What comes next for Greg Monroe?

One of the summer’s big free agent pieces finally got moved  leaving us with just Eric Bledsoe remaining before the offseason can officially close.

Greg Monroe signed his qualifying offer last week ending his restricted free agency and taking one of the last big free agent names off the board. Monroe probably thought he would get a massive payday, but the reality of restricted free agency and the fear that the Pistons would match any offer (even with their glut of power forwards and post players jockeying for minutes).

So Monroe is back with the Pistons for one more year. Publicly he is excited about it (maybe a little too bit excited since he got hit with a 2-game suspension for being arrested for driving under the influence).

This year though will be something different for Monroe.

He has already proven to be a solid player — averaging at least 15 points and 10 rebounds per game each of the last three seasons. Andre Drummond has seemingly eclipsed his star, but Monroe is a versatile big man with solid hands and good passing ability from both the high post and low post. He does not change the game much defensively, nor is he a great shot blocker, but he remains a uniquely skilled big man that can provide a lot of versatility on offense.

This year though becomes a year of uncertainty for the young big man. He went out into the market expecting to get a big contract — maybe in line with what Larry Sanders made at $44 million over four years. Teams obviously shied away from talking with Monroe because of the Pistons’ ability to match any offer and their stated desire to do so.
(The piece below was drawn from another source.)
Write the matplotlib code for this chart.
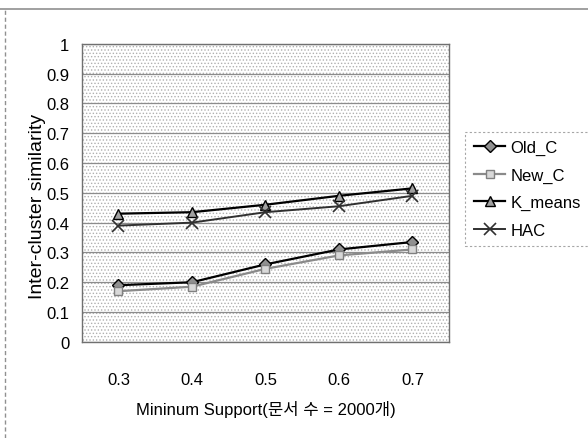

Along with Eric Bledsoe, Greg Monroe played restricted free agency and lost. Photo by Rick Scuteri-USA TODAY Sports

Along with Eric Bledsoe, Greg Monroe played restricted free agency and lost. Photo by Rick Scuteri-USA TODAY Sports

So Monroe signed his qualifying offer. There was no sign-and-trade, no offer sheet and no big payday. He will make about $5.5 million next season. That is a bargain price. But that will not last and Monroe may not be happy that the Pistons did not just pony up the money up front. He is going to want to see what he can get in the truly free market.

That makes this a very important contract year for the young center. He has to find himself and define himself and his career this year. Monroe has to start cashing in on that promise (literally).

It will be tough in Detroit. The Pistons are not likely going to be able to move Josh Smith and Brandon Jennings to free up the basketball some. Detroit is probably also going to build its offense around Andre Drummond more as he continues to develop. Stan Van Gundy is probably envisioning a rebirth of his Magic teams.

It is going to be tough to have Monroe showcase in the way he probably wants — or probably wanted, or maybe even expected before the Pistons took Drummond and shifted away from having Monroe be a centerpiece.

Monroe is not a player that a championship team should be built around, but he is certainly more capable of contributing to a strong team in a more featured role than he is now. Defense is still his big issue, but he has never been on super talented teams or teams that had any chance at a Playoff berth (maybe, until last year, but it did not work at all). Monroe’s career has been plagued by constant coaching change and little consistency.

He will surely be looking for that in free agency and maybe an expanded role. It still seems unclear how Stan Van Gundy will use him.

It would not be surprising though to see Monroe become the big trade target for the NBA Trade Deadline. His expiring contract and the opportunity to impress him even for 20 games before re-signing him (not to mention retaining his Bird Rights). Monroe is a player worth possibly making that kind of investment for if you are a team in need of a missing piece.

It was no surprise that several teams expressed interest in a sign-and-trade deal with the Pistons to get Monroe. The Thunder were one of those teams as were the Suns. There are certainly several teams who could use a player of his skill and caliber.

The rumors will probably heat up for Monroe. He will have to earn those rumors just like he will have to earn his contract.

It is really unclear what the Pistons will do with Monroe this season. They have said he is a key part of their team moving forward, but the roster says otherwise. Monroe is the easiest to get rid of, and barring a ton of faith in what Van Gundy is building and the willingness to stick things out while the Pistons deal with their glut of power forwards and forge an identity, he is probably prepping to move on.

He has a lot of motivation to play well though. Monroe’s future starts there most of all.